Preserving Lynx in Washington State

Dec 05 2022
Photo Credit David Moskovitz

Washington's North Cascades are home to our state's last remaining population of Canada lynx, but they are facing an uncertain future because of the impact of massive wildfires in their habitat.

The Paul G. Allen Family Foundation has invested almost $300,000 to support large-scope, interdisciplinary project aimed at providing important information for the conservation of Canada lynx in our state. As the image below shows, the dark green areas show the lynx habitat and the orange areas show where fires burned.

Map courtesy of Home Range Wildlife Research

The left image shows 1970 to 1999, while the right image shows 2000-2021.

As we can see, the North Cascades lynx habitat has flip-flopped from being mostly unburned to mostly burned. These maps convey that wildlife are experiencing a dramatic change to their habitats due to the frequency and size of fires in the past 20 years.

This winter, Home Range Wildlife Research will begin an analysis of the impact North Cascades megafires have had on Washington's lynx population. Learning how lynx respond to megafires, is no small undertaking, but we believe that good data informs positive actions and impact.

The project will require years of live-trapping and GPS collaring lynx, backtracking lynx in the snow to record the details of the habitat they use, and setting large trail camera arrays, all of which takes crews of skilled biologists and wildlife trackers to accomplish.

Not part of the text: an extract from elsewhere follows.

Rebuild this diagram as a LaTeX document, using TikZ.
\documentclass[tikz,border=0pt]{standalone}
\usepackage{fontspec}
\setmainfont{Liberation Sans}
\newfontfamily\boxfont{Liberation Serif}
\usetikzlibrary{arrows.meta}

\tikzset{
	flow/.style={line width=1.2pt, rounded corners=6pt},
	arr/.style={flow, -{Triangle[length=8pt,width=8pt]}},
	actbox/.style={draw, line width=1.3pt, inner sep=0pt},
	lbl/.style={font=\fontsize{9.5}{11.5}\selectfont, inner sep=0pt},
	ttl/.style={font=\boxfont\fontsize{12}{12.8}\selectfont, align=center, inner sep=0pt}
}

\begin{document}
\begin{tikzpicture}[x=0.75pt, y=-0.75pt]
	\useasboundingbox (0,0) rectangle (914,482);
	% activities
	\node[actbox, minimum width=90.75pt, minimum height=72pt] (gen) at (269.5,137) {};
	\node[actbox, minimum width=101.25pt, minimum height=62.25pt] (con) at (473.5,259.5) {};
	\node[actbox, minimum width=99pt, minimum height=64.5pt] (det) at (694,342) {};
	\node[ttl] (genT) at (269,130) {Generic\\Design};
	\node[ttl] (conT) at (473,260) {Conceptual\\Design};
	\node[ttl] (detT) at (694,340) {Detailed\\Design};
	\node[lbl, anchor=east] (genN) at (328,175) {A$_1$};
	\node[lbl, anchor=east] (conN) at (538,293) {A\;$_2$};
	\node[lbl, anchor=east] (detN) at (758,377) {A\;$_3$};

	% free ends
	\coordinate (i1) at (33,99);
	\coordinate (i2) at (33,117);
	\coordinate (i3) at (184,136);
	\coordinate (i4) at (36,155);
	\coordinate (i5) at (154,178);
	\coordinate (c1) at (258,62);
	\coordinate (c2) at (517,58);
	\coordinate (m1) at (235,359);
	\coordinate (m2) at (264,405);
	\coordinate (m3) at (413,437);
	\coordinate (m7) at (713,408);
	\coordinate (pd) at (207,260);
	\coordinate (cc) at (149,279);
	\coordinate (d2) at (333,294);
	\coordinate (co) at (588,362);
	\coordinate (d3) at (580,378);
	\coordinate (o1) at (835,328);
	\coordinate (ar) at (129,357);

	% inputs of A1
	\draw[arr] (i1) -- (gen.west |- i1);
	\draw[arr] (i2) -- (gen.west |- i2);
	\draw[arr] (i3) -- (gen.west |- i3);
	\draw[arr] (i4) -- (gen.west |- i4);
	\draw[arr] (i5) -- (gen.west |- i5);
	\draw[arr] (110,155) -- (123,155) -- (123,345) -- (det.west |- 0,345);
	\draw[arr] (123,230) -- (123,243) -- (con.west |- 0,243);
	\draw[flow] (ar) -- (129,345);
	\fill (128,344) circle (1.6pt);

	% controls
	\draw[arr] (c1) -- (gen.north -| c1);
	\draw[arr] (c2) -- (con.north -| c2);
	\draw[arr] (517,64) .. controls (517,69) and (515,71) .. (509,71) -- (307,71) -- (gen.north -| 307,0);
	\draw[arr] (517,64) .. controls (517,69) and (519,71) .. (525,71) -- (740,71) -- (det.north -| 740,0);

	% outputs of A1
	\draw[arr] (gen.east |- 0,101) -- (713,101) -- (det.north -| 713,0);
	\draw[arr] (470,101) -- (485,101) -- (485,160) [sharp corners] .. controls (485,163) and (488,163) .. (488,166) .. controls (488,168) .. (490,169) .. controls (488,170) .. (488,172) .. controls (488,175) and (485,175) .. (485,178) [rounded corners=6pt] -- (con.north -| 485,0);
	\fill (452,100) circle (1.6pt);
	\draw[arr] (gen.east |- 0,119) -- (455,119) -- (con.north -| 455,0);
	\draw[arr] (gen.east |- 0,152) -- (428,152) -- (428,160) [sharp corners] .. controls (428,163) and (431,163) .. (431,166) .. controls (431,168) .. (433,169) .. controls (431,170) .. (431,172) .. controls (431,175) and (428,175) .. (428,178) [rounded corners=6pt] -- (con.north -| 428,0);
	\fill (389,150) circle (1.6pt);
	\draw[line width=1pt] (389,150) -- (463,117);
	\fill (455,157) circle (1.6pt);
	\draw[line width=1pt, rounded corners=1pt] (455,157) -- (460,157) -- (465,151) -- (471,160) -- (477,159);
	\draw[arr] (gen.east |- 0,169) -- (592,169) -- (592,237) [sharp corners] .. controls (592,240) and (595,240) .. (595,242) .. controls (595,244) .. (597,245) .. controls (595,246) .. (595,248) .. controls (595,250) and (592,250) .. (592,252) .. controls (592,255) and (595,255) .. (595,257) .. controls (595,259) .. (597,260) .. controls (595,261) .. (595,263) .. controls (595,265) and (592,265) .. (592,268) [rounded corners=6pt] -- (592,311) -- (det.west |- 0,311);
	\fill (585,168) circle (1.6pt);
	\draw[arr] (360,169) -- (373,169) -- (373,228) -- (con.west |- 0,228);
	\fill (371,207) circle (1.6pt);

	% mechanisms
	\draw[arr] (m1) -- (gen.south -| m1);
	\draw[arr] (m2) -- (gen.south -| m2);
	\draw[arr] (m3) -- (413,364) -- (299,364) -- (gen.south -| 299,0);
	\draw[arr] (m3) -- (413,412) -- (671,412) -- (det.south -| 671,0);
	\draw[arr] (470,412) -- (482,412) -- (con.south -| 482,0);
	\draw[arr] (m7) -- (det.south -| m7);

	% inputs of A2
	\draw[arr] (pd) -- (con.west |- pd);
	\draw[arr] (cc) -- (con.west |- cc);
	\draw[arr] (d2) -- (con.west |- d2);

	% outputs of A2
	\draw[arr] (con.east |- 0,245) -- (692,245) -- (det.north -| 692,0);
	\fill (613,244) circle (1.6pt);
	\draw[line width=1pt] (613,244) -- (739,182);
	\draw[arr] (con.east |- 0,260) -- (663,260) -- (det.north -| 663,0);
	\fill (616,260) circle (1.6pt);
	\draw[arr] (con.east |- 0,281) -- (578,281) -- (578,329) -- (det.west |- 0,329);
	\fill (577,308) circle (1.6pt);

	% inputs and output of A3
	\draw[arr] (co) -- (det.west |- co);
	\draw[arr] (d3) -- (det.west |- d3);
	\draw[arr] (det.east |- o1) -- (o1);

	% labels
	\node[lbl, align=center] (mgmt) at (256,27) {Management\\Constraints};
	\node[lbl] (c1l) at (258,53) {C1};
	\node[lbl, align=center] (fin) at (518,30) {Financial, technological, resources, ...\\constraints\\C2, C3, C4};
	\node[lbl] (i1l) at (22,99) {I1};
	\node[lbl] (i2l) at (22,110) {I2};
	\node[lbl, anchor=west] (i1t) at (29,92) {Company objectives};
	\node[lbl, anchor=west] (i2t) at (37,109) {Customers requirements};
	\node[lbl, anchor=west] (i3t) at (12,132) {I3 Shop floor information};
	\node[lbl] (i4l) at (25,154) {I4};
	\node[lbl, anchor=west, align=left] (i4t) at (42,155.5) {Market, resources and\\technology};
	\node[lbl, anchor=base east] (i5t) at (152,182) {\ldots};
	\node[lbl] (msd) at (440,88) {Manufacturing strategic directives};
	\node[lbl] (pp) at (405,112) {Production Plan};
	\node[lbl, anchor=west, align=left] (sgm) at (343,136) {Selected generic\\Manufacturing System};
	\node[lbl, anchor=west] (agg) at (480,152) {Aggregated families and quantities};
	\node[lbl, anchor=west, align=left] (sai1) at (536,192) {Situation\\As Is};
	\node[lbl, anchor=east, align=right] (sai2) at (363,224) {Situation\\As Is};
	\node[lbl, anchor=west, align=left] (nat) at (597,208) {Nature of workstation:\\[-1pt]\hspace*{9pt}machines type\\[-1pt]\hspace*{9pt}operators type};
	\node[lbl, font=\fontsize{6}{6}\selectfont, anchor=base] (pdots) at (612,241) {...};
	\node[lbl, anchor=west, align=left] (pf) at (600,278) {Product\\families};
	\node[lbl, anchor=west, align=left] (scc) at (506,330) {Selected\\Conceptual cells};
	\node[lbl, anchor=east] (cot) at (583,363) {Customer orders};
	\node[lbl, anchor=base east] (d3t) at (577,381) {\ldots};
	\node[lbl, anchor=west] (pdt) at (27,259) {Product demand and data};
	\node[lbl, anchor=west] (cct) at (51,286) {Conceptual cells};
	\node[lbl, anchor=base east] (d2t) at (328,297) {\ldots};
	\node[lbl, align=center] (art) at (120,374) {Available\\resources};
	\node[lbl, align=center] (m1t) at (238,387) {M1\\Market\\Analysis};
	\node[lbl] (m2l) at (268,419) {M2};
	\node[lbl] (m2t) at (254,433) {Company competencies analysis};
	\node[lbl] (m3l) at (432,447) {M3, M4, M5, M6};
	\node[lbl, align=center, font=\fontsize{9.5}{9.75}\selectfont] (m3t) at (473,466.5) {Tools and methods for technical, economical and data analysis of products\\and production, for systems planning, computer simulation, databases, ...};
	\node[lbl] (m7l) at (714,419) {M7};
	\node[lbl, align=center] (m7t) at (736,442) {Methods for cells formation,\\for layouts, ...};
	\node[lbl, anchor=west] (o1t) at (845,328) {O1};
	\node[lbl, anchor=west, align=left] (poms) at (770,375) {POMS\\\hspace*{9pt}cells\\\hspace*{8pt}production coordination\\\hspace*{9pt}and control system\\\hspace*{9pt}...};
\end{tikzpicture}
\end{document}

This type of investment in long-term data will allow conservation organizations like Home Range to invest their resources to discover what burned habitats lynx do and do not use, and based on that work with agency partners like the U.S. Forest Service and the Washington Department of Fish and Wildlife to craft forest treatment plans that respond to lynx behaviors and habitat needs.

It is our hope that research like this can help advance conservation efforts and help protect biodiversity in Washington state.